## START

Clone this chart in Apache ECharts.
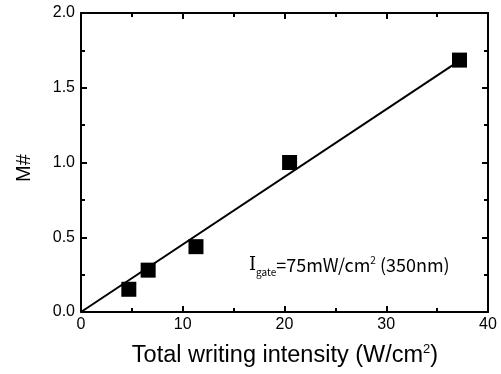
<!DOCTYPE html>
<html><head><meta charset="utf-8">
<script src="https://cdn.jsdelivr.net/npm/echarts@6/dist/echarts.min.js"></script>
<style>html,body{margin:0;padding:0;background:#fff}#c{width:501px;height:374px}</style>
</head><body><div id="c"></div>
<script>
const xValues = [4.7, 6.6, 11.3, 20.5, 37.2];
const mValues = [0.152, 0.28, 0.437, 1.0, 1.685];
const fitX = [0, 37.5];
const fitY = [0, 1.695];
const xTicks = [0, 10, 20, 30, 40];
const yTicks = [0.0, 0.5, 1.0, 1.5, 2.0];

const chart = echarts.init(document.getElementById('c'));
const axisCommon = {
  axisLine: {show: true, onZero: false, lineStyle: {color: '#000', width: 2}},
  axisTick: {show: true, inside: true, length: 6, lineStyle: {color: '#000', width: 2}},
  minorTick: {show: true, splitNumber: 2, length: 4, lineStyle: {color: '#000', width: 2}},
  splitLine: {show: false}
};
chart.setOption({
  animation: false,
  grid: {left: 81, right: 13, top: 13, bottom: 62},
  xAxis: [
    Object.assign({type: 'value', min: xTicks[0], max: xTicks[xTicks.length-1], interval: 10, position: 'bottom',
      axisLabel: {fontFamily: 'Liberation Sans', fontSize: 16, color: '#000', margin: 5}}, axisCommon),
    Object.assign({type: 'value', min: 0, max: 40, interval: 10, position: 'top', axisLabel: {show: false}}, axisCommon)
  ],
  yAxis: [
    Object.assign({type: 'value', min: yTicks[0], max: yTicks[yTicks.length-1], interval: 0.5, position: 'left',
      axisLabel: {fontFamily: 'Liberation Sans', fontSize: 16, color: '#000', margin: 6,
        formatter: v => v.toFixed(1)}}, axisCommon),
    Object.assign({type: 'value', min: 0, max: 2, interval: 0.5, position: 'right', axisLabel: {show: false}}, axisCommon)
  ],
  series: [
    {type: 'line', data: fitX.map((x, i) => [x, fitY[i]]), symbol: 'none',
      lineStyle: {color: '#000', width: 2}, z: 2},
    {type: 'scatter', data: xValues.map((x, i) => [x, mValues[i]]), symbol: 'rect', symbolSize: 15,
      itemStyle: {color: '#000', opacity: 1}, z: 3}
  ],
  graphic: [
    {type: 'text', x: 285, y: 356,
      style: {text: '{n|Total writing intensity (W/cm}{sup|2}{n|)}', align: 'center', verticalAlign: 'middle',
        rich: {n: {fontFamily: 'Liberation Sans', fontSize: 23.5, fill: '#000'},
               sup: {fontFamily: 'Liberation Sans', fontSize: 13, fill: '#000', padding: [0,0,13,0]}}}},
    {type: 'text', x: 24, y: 168, rotation: Math.PI / 2,
      style: {text: 'M#', align: 'center', verticalAlign: 'middle',
        fontFamily: 'Liberation Sans', fontSize: 20, fill: '#000'}},
    {type: 'text', left: 249, top: 255,
      style: {
        text: '{i|I}{sub|gate}{n|=75mW/cm}{sup|2}{n| (350nm)}',
        rich: {
          i: {fontFamily: 'DejaVu Serif', fontSize: 18, fill: '#000'},
          sub: {fontFamily: 'Noto Sans CJK JP', fontSize: 10, fill: '#000', padding: [13,0,0,0]},
          n: {fontFamily: 'Noto Sans CJK JP', fontSize: 18, fill: '#000'},
          sup: {fontFamily: 'Noto Sans CJK JP', fontSize: 10, fill: '#000', padding: [0,0,11,0]}
        }
      }
    }
  ]
});
</script></body></html>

## END

> **What to produce**: Copy out the whole listing exactly, and don't carry over any pictures.

> **Solution below**:
Clone this chart in Apache ECharts.
<!DOCTYPE html>
<html><head><meta charset="utf-8">
<script src="https://cdn.jsdelivr.net/npm/echarts@6/dist/echarts.min.js"></script>
<style>html,body{margin:0;padding:0;background:#fff}#c{width:501px;height:374px}</style>
</head><body><div id="c"></div>
<script>
const xValues = [4.7, 6.6, 11.3, 20.5, 37.2];
const mValues = [0.152, 0.28, 0.437, 1.0, 1.685];
const fitX = [0, 37.5];
const fitY = [0, 1.695];
const xTicks = [0, 10, 20, 30, 40];
const yTicks = [0.0, 0.5, 1.0, 1.5, 2.0];

const chart = echarts.init(document.getElementById('c'));
const axisCommon = {
  axisLine: {show: true, onZero: false, lineStyle: {color: '#000', width: 2}},
  axisTick: {show: true, inside: true, length: 6, lineStyle: {color: '#000', width: 2}},
  minorTick: {show: true, splitNumber: 2, length: 4, lineStyle: {color: '#000', width: 2}},
  splitLine: {show: false}
};
chart.setOption({
  animation: false,
  grid: {left: 81, right: 13, top: 13, bottom: 62},
  xAxis: [
    Object.assign({type: 'value', min: xTicks[0], max: xTicks[xTicks.length-1], interval: 10, position: 'bottom',
      axisLabel: {fontFamily: 'Liberation Sans', fontSize: 16, color: '#000', margin: 5}}, axisCommon),
    Object.assign({type: 'value', min: 0, max: 40, interval: 10, position: 'top', axisLabel: {show: false}}, axisCommon)
  ],
  yAxis: [
    Object.assign({type: 'value', min: yTicks[0], max: yTicks[yTicks.length-1], interval: 0.5, position: 'left',
      axisLabel: {fontFamily: 'Liberation Sans', fontSize: 16, color: '#000', margin: 6,
        formatter: v => v.toFixed(1)}}, axisCommon),
    Object.assign({type: 'value', min: 0, max: 2, interval: 0.5, position: 'right', axisLabel: {show: false}}, axisCommon)
  ],
  series: [
    {type: 'line', data: fitX.map((x, i) => [x, fitY[i]]), symbol: 'none',
      lineStyle: {color: '#000', width: 2}, z: 2},
    {type: 'scatter', data: xValues.map((x, i) => [x, mValues[i]]), symbol: 'rect', symbolSize: 15,
      itemStyle: {color: '#000', opacity: 1}, z: 3}
  ],
  graphic: [
    {type: 'text', x: 285, y: 356,
      style: {text: '{n|Total writing intensity (W/cm}{sup|2}{n|)}', align: 'center', verticalAlign: 'middle',
        rich: {n: {fontFamily: 'Liberation Sans', fontSize: 23.5, fill: '#000'},
               sup: {fontFamily: 'Liberation Sans', fontSize: 13, fill: '#000', padding: [0,0,13,0]}}}},
    {type: 'text', x: 24, y: 168, rotation: Math.PI / 2,
      style: {text: 'M#', align: 'center', verticalAlign: 'middle',
        fontFamily: 'Liberation Sans', fontSize: 20, fill: '#000'}},
    {type: 'text', left: 249, top: 255,
      style: {
        text: '{i|I}{sub|gate}{n|=75mW/cm}{sup|2}{n| (350nm)}',
        rich: {
          i: {fontFamily: 'DejaVu Serif', fontSize: 18, fill: '#000'},
          sub: {fontFamily: 'Noto Sans CJK JP', fontSize: 10, fill: '#000', padding: [13,0,0,0]},
          n: {fontFamily: 'Noto Sans CJK JP', fontSize: 18, fill: '#000'},
          sup: {fontFamily: 'Noto Sans CJK JP', fontSize: 10, fill: '#000', padding: [0,0,11,0]}
        }
      }
    }
  ]
});
</script></body></html>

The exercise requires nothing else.